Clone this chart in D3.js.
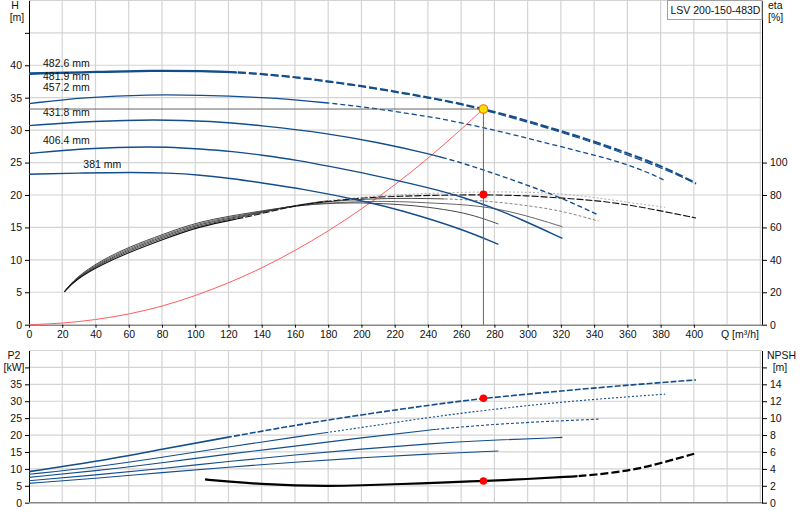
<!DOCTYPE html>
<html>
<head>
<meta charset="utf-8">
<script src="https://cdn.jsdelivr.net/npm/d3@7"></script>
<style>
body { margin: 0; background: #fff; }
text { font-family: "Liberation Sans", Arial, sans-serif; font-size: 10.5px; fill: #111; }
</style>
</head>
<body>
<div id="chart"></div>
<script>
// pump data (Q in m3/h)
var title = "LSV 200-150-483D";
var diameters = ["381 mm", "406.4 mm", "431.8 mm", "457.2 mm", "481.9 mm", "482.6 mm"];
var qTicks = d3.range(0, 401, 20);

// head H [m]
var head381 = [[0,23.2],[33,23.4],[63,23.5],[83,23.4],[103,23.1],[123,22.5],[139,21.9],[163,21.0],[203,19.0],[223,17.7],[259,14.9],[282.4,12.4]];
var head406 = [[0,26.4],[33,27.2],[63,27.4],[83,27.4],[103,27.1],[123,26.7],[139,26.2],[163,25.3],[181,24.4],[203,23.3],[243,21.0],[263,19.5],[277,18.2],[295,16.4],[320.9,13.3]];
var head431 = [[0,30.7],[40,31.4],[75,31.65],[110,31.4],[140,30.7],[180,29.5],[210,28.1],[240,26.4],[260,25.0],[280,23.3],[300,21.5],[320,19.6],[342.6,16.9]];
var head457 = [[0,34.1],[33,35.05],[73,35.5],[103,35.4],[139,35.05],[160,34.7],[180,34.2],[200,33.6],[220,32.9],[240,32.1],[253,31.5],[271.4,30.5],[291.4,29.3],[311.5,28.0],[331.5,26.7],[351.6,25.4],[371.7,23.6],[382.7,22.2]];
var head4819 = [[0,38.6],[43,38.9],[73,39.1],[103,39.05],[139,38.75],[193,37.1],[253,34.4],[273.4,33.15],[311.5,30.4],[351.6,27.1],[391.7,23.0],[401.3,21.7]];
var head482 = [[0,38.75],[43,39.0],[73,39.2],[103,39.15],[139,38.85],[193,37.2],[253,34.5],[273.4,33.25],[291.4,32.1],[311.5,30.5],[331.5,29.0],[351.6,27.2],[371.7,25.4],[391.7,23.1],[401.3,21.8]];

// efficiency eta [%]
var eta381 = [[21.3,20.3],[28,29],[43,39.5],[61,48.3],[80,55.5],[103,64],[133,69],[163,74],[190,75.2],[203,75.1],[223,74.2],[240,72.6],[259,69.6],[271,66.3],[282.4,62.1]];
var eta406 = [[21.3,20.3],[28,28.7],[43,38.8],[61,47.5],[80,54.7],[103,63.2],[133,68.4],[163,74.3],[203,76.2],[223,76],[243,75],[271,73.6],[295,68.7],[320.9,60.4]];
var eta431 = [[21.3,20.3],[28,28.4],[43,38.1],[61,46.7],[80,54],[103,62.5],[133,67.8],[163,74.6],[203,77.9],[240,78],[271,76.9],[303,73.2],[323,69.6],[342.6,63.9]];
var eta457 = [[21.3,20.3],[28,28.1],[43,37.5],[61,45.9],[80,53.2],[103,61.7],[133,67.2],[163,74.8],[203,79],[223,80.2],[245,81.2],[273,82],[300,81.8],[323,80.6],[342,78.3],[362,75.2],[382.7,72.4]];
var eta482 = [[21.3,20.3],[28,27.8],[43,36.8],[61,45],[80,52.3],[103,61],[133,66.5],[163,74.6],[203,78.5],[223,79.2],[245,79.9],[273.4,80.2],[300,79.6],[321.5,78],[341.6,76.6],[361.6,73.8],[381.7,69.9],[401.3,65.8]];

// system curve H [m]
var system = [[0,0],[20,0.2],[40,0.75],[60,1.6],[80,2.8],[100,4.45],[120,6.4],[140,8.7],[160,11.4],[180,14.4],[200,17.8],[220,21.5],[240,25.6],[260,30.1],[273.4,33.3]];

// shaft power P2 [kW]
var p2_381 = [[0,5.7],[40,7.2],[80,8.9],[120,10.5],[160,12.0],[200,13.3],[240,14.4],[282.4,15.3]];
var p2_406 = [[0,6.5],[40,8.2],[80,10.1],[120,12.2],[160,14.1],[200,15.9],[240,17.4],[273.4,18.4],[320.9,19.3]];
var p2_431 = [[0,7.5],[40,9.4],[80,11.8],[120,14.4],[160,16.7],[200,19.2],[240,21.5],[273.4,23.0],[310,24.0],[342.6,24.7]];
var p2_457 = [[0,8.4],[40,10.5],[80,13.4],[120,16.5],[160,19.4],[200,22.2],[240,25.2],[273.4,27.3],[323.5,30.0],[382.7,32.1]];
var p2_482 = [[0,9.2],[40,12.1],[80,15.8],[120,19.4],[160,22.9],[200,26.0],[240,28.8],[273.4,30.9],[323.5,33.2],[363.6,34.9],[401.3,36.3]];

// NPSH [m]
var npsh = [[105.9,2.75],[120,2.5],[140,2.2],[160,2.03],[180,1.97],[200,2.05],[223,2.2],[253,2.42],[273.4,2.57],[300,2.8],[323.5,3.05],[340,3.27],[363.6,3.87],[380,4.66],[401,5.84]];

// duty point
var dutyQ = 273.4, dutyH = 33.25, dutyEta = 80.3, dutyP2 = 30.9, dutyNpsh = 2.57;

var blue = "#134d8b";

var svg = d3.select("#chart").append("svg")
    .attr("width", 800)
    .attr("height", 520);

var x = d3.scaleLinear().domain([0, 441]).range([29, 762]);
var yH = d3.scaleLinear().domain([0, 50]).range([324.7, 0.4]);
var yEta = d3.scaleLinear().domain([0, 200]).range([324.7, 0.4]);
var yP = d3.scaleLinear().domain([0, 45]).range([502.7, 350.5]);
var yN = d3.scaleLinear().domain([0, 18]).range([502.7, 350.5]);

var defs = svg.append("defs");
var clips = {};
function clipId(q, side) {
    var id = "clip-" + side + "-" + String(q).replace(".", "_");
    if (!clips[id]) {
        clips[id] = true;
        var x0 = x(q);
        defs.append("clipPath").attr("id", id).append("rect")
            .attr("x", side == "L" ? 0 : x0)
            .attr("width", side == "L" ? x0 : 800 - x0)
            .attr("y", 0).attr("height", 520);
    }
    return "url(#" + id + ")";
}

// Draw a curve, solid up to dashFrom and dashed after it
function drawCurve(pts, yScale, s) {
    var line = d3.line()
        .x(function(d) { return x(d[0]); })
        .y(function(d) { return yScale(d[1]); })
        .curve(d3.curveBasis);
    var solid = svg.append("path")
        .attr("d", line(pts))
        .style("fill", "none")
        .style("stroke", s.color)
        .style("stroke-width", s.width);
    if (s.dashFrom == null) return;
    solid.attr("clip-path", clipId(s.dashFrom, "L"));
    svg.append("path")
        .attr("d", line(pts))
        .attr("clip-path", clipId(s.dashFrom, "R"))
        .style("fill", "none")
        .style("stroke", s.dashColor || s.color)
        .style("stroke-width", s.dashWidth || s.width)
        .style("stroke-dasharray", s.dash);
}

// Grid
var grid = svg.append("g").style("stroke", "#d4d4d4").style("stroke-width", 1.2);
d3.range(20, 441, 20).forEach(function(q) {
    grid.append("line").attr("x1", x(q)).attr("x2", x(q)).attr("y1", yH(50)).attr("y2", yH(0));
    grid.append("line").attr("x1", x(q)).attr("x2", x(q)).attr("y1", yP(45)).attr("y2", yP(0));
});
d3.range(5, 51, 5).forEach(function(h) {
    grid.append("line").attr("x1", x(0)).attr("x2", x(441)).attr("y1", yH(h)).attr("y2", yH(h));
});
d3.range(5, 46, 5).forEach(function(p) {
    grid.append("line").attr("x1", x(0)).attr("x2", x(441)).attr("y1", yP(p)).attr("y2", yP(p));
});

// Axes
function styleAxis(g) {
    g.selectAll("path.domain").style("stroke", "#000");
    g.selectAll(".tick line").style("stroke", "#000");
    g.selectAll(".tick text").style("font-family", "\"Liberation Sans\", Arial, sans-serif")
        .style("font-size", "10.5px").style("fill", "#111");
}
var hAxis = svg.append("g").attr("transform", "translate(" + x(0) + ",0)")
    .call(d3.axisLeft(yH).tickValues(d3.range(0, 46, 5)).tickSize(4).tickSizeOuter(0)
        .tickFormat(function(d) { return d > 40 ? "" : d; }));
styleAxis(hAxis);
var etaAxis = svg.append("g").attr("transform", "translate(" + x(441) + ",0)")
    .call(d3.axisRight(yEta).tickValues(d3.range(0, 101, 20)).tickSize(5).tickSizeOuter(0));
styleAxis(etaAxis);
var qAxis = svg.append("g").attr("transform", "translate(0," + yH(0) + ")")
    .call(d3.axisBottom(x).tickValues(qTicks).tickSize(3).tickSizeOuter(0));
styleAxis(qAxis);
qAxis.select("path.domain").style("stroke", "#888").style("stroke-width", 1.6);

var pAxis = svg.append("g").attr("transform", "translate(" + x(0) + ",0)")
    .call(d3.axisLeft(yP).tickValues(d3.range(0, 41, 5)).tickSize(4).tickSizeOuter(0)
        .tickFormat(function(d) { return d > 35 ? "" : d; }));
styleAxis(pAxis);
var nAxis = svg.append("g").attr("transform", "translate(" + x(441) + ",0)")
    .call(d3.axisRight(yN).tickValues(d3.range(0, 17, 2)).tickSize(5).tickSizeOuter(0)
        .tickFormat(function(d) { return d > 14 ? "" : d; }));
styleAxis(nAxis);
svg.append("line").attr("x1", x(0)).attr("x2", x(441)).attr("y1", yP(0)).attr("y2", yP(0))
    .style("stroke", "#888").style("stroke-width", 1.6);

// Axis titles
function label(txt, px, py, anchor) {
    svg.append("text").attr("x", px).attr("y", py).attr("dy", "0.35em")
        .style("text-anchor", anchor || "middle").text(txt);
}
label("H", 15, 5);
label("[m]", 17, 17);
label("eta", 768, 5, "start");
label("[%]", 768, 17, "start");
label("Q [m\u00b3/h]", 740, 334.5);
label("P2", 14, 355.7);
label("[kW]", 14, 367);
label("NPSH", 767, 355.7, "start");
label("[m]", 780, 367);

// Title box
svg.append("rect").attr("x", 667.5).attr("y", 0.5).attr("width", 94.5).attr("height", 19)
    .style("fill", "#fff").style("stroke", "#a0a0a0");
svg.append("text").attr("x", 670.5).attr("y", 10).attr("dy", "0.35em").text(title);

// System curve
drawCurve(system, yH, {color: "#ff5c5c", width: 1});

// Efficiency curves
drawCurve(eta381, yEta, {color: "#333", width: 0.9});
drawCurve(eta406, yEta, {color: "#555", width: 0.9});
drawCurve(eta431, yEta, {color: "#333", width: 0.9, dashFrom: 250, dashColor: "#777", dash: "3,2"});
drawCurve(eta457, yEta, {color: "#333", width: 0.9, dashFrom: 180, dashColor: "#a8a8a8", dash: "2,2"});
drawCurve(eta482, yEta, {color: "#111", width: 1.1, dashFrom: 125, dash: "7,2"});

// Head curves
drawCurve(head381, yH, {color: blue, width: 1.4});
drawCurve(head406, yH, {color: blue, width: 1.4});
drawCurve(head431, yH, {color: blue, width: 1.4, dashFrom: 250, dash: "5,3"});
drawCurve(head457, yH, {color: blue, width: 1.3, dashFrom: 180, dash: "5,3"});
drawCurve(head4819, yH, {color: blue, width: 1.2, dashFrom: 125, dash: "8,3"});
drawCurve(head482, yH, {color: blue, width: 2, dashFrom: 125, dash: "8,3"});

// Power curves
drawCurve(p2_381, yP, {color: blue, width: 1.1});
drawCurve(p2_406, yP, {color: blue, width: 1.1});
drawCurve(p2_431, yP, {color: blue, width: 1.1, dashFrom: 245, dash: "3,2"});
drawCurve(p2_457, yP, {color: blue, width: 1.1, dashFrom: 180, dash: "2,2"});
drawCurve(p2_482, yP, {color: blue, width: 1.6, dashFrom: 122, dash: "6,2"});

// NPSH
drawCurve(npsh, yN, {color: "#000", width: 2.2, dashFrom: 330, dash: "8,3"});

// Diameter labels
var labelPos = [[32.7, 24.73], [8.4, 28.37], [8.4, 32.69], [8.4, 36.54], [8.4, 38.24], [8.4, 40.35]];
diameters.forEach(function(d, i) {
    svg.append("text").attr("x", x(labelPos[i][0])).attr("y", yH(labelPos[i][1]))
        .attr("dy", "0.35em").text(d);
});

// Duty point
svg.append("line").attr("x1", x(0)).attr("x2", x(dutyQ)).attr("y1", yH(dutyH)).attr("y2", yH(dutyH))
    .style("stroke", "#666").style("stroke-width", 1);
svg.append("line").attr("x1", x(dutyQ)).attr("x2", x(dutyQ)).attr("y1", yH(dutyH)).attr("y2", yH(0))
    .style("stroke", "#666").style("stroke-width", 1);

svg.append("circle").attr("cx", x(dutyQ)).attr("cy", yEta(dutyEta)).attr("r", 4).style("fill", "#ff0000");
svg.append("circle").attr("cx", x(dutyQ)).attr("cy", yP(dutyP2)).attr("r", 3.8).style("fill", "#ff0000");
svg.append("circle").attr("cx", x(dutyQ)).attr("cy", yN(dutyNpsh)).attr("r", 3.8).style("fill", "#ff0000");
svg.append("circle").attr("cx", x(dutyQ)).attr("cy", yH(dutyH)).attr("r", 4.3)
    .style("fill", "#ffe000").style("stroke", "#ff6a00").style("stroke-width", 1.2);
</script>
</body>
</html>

### Objective:
From the first line above to the line containing "var qTicks = d3.range(0, 401, 20);", repeat each line exactly. Pictures stay out.

### Exercise output:
Clone this chart in D3.js.
<!DOCTYPE html>
<html>
<head>
<meta charset="utf-8">
<script src="https://cdn.jsdelivr.net/npm/d3@7"></script>
<style>
body { margin: 0; background: #fff; }
text { font-family: "Liberation Sans", Arial, sans-serif; font-size: 10.5px; fill: #111; }
</style>
</head>
<body>
<div id="chart"></div>
<script>
// pump data (Q in m3/h)
var title = "LSV 200-150-483D";
var diameters = ["381 mm", "406.4 mm", "431.8 mm", "457.2 mm", "481.9 mm", "482.6 mm"];
var qTicks = d3.range(0, 401, 20);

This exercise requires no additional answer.